* [Data segment]
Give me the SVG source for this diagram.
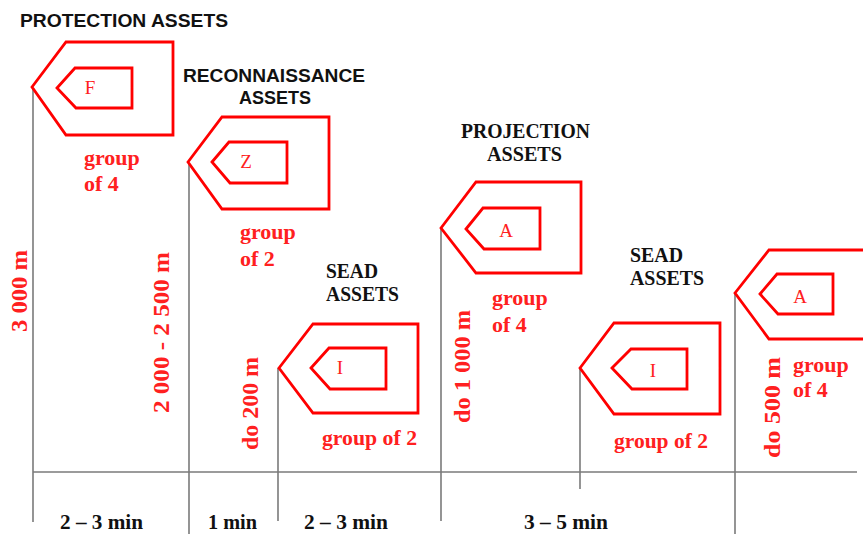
<svg xmlns="http://www.w3.org/2000/svg" width="863" height="534" viewBox="0 0 863 534">
<style>
.sh{fill:none;stroke:#ff0000;stroke-width:2.8;stroke-linejoin:miter}
.ln{stroke:#7a7a7a;stroke-width:1.6;fill:none}
.hs{font-family:"Liberation Sans",Arial,sans-serif;font-weight:bold;font-size:18px;fill:#111}
.ht{font-family:"Liberation Serif","Times New Roman",serif;font-weight:bold;font-size:20px;fill:#111}
.lt{font-family:"Liberation Serif","Times New Roman",serif;font-size:19px;fill:#ff2020;text-anchor:middle}
.gr{font-family:"Liberation Serif","Times New Roman",serif;font-weight:bold;font-size:22px;fill:#ff2020}
.vt{font-family:"Liberation Serif","Times New Roman",serif;font-weight:bold;font-size:24px;fill:#ff2020;text-anchor:middle}
.tm{font-family:"Liberation Serif","Times New Roman",serif;font-weight:bold;font-size:20px;fill:#111}
</style>
<rect width="863" height="534" fill="#fff"/>
<g id="connectors">
<line class="ln" x1="33" y1="472" x2="857" y2="472"/>
<line class="ln" x1="33" y1="88" x2="33" y2="522"/>
<line class="ln" x1="189" y1="163" x2="189" y2="534"/>
<line class="ln" x1="278" y1="368" x2="278" y2="521"/>
<line class="ln" x1="441" y1="229" x2="441" y2="521"/>
<line class="ln" x1="580" y1="368" x2="580" y2="489"/>
<line class="ln" x1="735" y1="294" x2="735" y2="534"/>
</g>
<g id="node-protection">
<polygon class="sh" points="32,87 66,42 173,42 173,135 66,135"/>
<polygon class="sh" points="57,88 75,68 132,68 132,108 76,108"/>
<text class="lt" x="90" y="94">F</text>
<text class="hs" x="20" y="26.5" textLength="208" lengthAdjust="spacingAndGlyphs">PROTECTION ASSETS</text>
<text class="gr" x="84" y="165">group</text>
<text class="gr" x="84" y="191">of 4</text>
</g>
<g id="node-reconnaissance">
<polygon class="sh" points="188,162 222,117 329,117 329,209 222,209"/>
<polygon class="sh" points="212,162 229,142 287,142 287,183 230,183"/>
<text class="lt" x="246" y="168">Z</text>
<text class="hs" x="183" y="81.5" textLength="182" lengthAdjust="spacingAndGlyphs">RECONNAISSANCE</text>
<text class="hs" x="239" y="103.5" textLength="72" lengthAdjust="spacingAndGlyphs">ASSETS</text>
<text class="gr" x="240" y="239">group</text>
<text class="gr" x="240" y="266">of 2</text>
</g>
<g id="node-sead-1">
<polygon class="sh" points="279,368 313,324 418,324 418,413 313,413"/>
<polygon class="sh" points="311,368 329,348 386,348 386,389 330,389"/>
<text class="lt" x="340" y="374">I</text>
<text class="ht" x="326" y="278" textLength="52" lengthAdjust="spacingAndGlyphs">SEAD</text>
<text class="ht" x="326" y="301" textLength="73" lengthAdjust="spacingAndGlyphs">ASSETS</text>
<text class="gr" x="322" y="445" textLength="95" lengthAdjust="spacingAndGlyphs">group of 2</text>
</g>
<g id="node-projection">
<polygon class="sh" points="441,228 476,182 581,182 581,273 476,273"/>
<polygon class="sh" points="466,229 483,208 540,208 540,249 484,249"/>
<text class="lt" x="506" y="237">A</text>
<text class="ht" x="461" y="138" textLength="129" lengthAdjust="spacingAndGlyphs">PROJECTION</text>
<text class="ht" x="487" y="161" textLength="75" lengthAdjust="spacingAndGlyphs">ASSETS</text>
<text class="gr" x="492" y="305">group</text>
<text class="gr" x="492" y="332">of 4</text>
</g>
<g id="node-sead-2">
<polygon class="sh" points="580,368 614,323 720,323 720,414 614,414"/>
<polygon class="sh" points="612,368 631,349 687,349 687,389 632,389"/>
<text class="lt" x="653" y="377">I</text>
<text class="ht" x="630" y="262" textLength="53" lengthAdjust="spacingAndGlyphs">SEAD</text>
<text class="ht" x="630" y="285" textLength="74" lengthAdjust="spacingAndGlyphs">ASSETS</text>
<text class="gr" x="614" y="448" textLength="94" lengthAdjust="spacingAndGlyphs">group of 2</text>
</g>
<g id="node-projection-2">
<polygon class="sh" points="735,293 769,250 880,250 880,339 769,339"/>
<polygon class="sh" points="760,294 777,274 833,274 833,314 778,314"/>
<text class="lt" x="800" y="303">A</text>
<text class="gr" x="793" y="372">group</text>
<text class="gr" x="793" y="397">of 4</text>
</g>
<g id="distances">
<text class="vt" transform="translate(27,291) rotate(-90)" textLength="82" lengthAdjust="spacingAndGlyphs">3 000 m</text>
<text class="vt" transform="translate(169,332.5) rotate(-90)" textLength="161" lengthAdjust="spacingAndGlyphs">2 000 - 2 500 m</text>
<text class="vt" transform="translate(258,403.5) rotate(-90)" textLength="93" lengthAdjust="spacingAndGlyphs">do 200 m</text>
<text class="vt" transform="translate(470,366.5) rotate(-90)" textLength="113" lengthAdjust="spacingAndGlyphs">do 1 000 m</text>
<text class="vt" transform="translate(780,407.5) rotate(-90)" textLength="101" lengthAdjust="spacingAndGlyphs">do 500 m</text>
</g>
<g id="times">
<text class="tm" x="60" y="529" textLength="83" lengthAdjust="spacingAndGlyphs">2 – 3 min</text>
<text class="tm" x="208" y="529" textLength="49" lengthAdjust="spacingAndGlyphs">1 min</text>
<text class="tm" x="304" y="529" textLength="84" lengthAdjust="spacingAndGlyphs">2 – 3 min</text>
<text class="tm" x="524" y="529" textLength="84" lengthAdjust="spacingAndGlyphs">3 – 5 min</text>
</g>
</svg>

* [Short exercise] Retype the listing exactly. Pictures do not belong in the copy.

* [Expected output]
Give me the SVG source for this diagram.
<svg xmlns="http://www.w3.org/2000/svg" width="863" height="534" viewBox="0 0 863 534">
<style>
.sh{fill:none;stroke:#ff0000;stroke-width:2.8;stroke-linejoin:miter}
.ln{stroke:#7a7a7a;stroke-width:1.6;fill:none}
.hs{font-family:"Liberation Sans",Arial,sans-serif;font-weight:bold;font-size:18px;fill:#111}
.ht{font-family:"Liberation Serif","Times New Roman",serif;font-weight:bold;font-size:20px;fill:#111}
.lt{font-family:"Liberation Serif","Times New Roman",serif;font-size:19px;fill:#ff2020;text-anchor:middle}
.gr{font-family:"Liberation Serif","Times New Roman",serif;font-weight:bold;font-size:22px;fill:#ff2020}
.vt{font-family:"Liberation Serif","Times New Roman",serif;font-weight:bold;font-size:24px;fill:#ff2020;text-anchor:middle}
.tm{font-family:"Liberation Serif","Times New Roman",serif;font-weight:bold;font-size:20px;fill:#111}
</style>
<rect width="863" height="534" fill="#fff"/>
<g id="connectors">
<line class="ln" x1="33" y1="472" x2="857" y2="472"/>
<line class="ln" x1="33" y1="88" x2="33" y2="522"/>
<line class="ln" x1="189" y1="163" x2="189" y2="534"/>
<line class="ln" x1="278" y1="368" x2="278" y2="521"/>
<line class="ln" x1="441" y1="229" x2="441" y2="521"/>
<line class="ln" x1="580" y1="368" x2="580" y2="489"/>
<line class="ln" x1="735" y1="294" x2="735" y2="534"/>
</g>
<g id="node-protection">
<polygon class="sh" points="32,87 66,42 173,42 173,135 66,135"/>
<polygon class="sh" points="57,88 75,68 132,68 132,108 76,108"/>
<text class="lt" x="90" y="94">F</text>
<text class="hs" x="20" y="26.5" textLength="208" lengthAdjust="spacingAndGlyphs">PROTECTION ASSETS</text>
<text class="gr" x="84" y="165">group</text>
<text class="gr" x="84" y="191">of 4</text>
</g>
<g id="node-reconnaissance">
<polygon class="sh" points="188,162 222,117 329,117 329,209 222,209"/>
<polygon class="sh" points="212,162 229,142 287,142 287,183 230,183"/>
<text class="lt" x="246" y="168">Z</text>
<text class="hs" x="183" y="81.5" textLength="182" lengthAdjust="spacingAndGlyphs">RECONNAISSANCE</text>
<text class="hs" x="239" y="103.5" textLength="72" lengthAdjust="spacingAndGlyphs">ASSETS</text>
<text class="gr" x="240" y="239">group</text>
<text class="gr" x="240" y="266">of 2</text>
</g>
<g id="node-sead-1">
<polygon class="sh" points="279,368 313,324 418,324 418,413 313,413"/>
<polygon class="sh" points="311,368 329,348 386,348 386,389 330,389"/>
<text class="lt" x="340" y="374">I</text>
<text class="ht" x="326" y="278" textLength="52" lengthAdjust="spacingAndGlyphs">SEAD</text>
<text class="ht" x="326" y="301" textLength="73" lengthAdjust="spacingAndGlyphs">ASSETS</text>
<text class="gr" x="322" y="445" textLength="95" lengthAdjust="spacingAndGlyphs">group of 2</text>
</g>
<g id="node-projection">
<polygon class="sh" points="441,228 476,182 581,182 581,273 476,273"/>
<polygon class="sh" points="466,229 483,208 540,208 540,249 484,249"/>
<text class="lt" x="506" y="237">A</text>
<text class="ht" x="461" y="138" textLength="129" lengthAdjust="spacingAndGlyphs">PROJECTION</text>
<text class="ht" x="487" y="161" textLength="75" lengthAdjust="spacingAndGlyphs">ASSETS</text>
<text class="gr" x="492" y="305">group</text>
<text class="gr" x="492" y="332">of 4</text>
</g>
<g id="node-sead-2">
<polygon class="sh" points="580,368 614,323 720,323 720,414 614,414"/>
<polygon class="sh" points="612,368 631,349 687,349 687,389 632,389"/>
<text class="lt" x="653" y="377">I</text>
<text class="ht" x="630" y="262" textLength="53" lengthAdjust="spacingAndGlyphs">SEAD</text>
<text class="ht" x="630" y="285" textLength="74" lengthAdjust="spacingAndGlyphs">ASSETS</text>
<text class="gr" x="614" y="448" textLength="94" lengthAdjust="spacingAndGlyphs">group of 2</text>
</g>
<g id="node-projection-2">
<polygon class="sh" points="735,293 769,250 880,250 880,339 769,339"/>
<polygon class="sh" points="760,294 777,274 833,274 833,314 778,314"/>
<text class="lt" x="800" y="303">A</text>
<text class="gr" x="793" y="372">group</text>
<text class="gr" x="793" y="397">of 4</text>
</g>
<g id="distances">
<text class="vt" transform="translate(27,291) rotate(-90)" textLength="82" lengthAdjust="spacingAndGlyphs">3 000 m</text>
<text class="vt" transform="translate(169,332.5) rotate(-90)" textLength="161" lengthAdjust="spacingAndGlyphs">2 000 - 2 500 m</text>
<text class="vt" transform="translate(258,403.5) rotate(-90)" textLength="93" lengthAdjust="spacingAndGlyphs">do 200 m</text>
<text class="vt" transform="translate(470,366.5) rotate(-90)" textLength="113" lengthAdjust="spacingAndGlyphs">do 1 000 m</text>
<text class="vt" transform="translate(780,407.5) rotate(-90)" textLength="101" lengthAdjust="spacingAndGlyphs">do 500 m</text>
</g>
<g id="times">
<text class="tm" x="60" y="529" textLength="83" lengthAdjust="spacingAndGlyphs">2 – 3 min</text>
<text class="tm" x="208" y="529" textLength="49" lengthAdjust="spacingAndGlyphs">1 min</text>
<text class="tm" x="304" y="529" textLength="84" lengthAdjust="spacingAndGlyphs">2 – 3 min</text>
<text class="tm" x="524" y="529" textLength="84" lengthAdjust="spacingAndGlyphs">3 – 5 min</text>
</g>
</svg>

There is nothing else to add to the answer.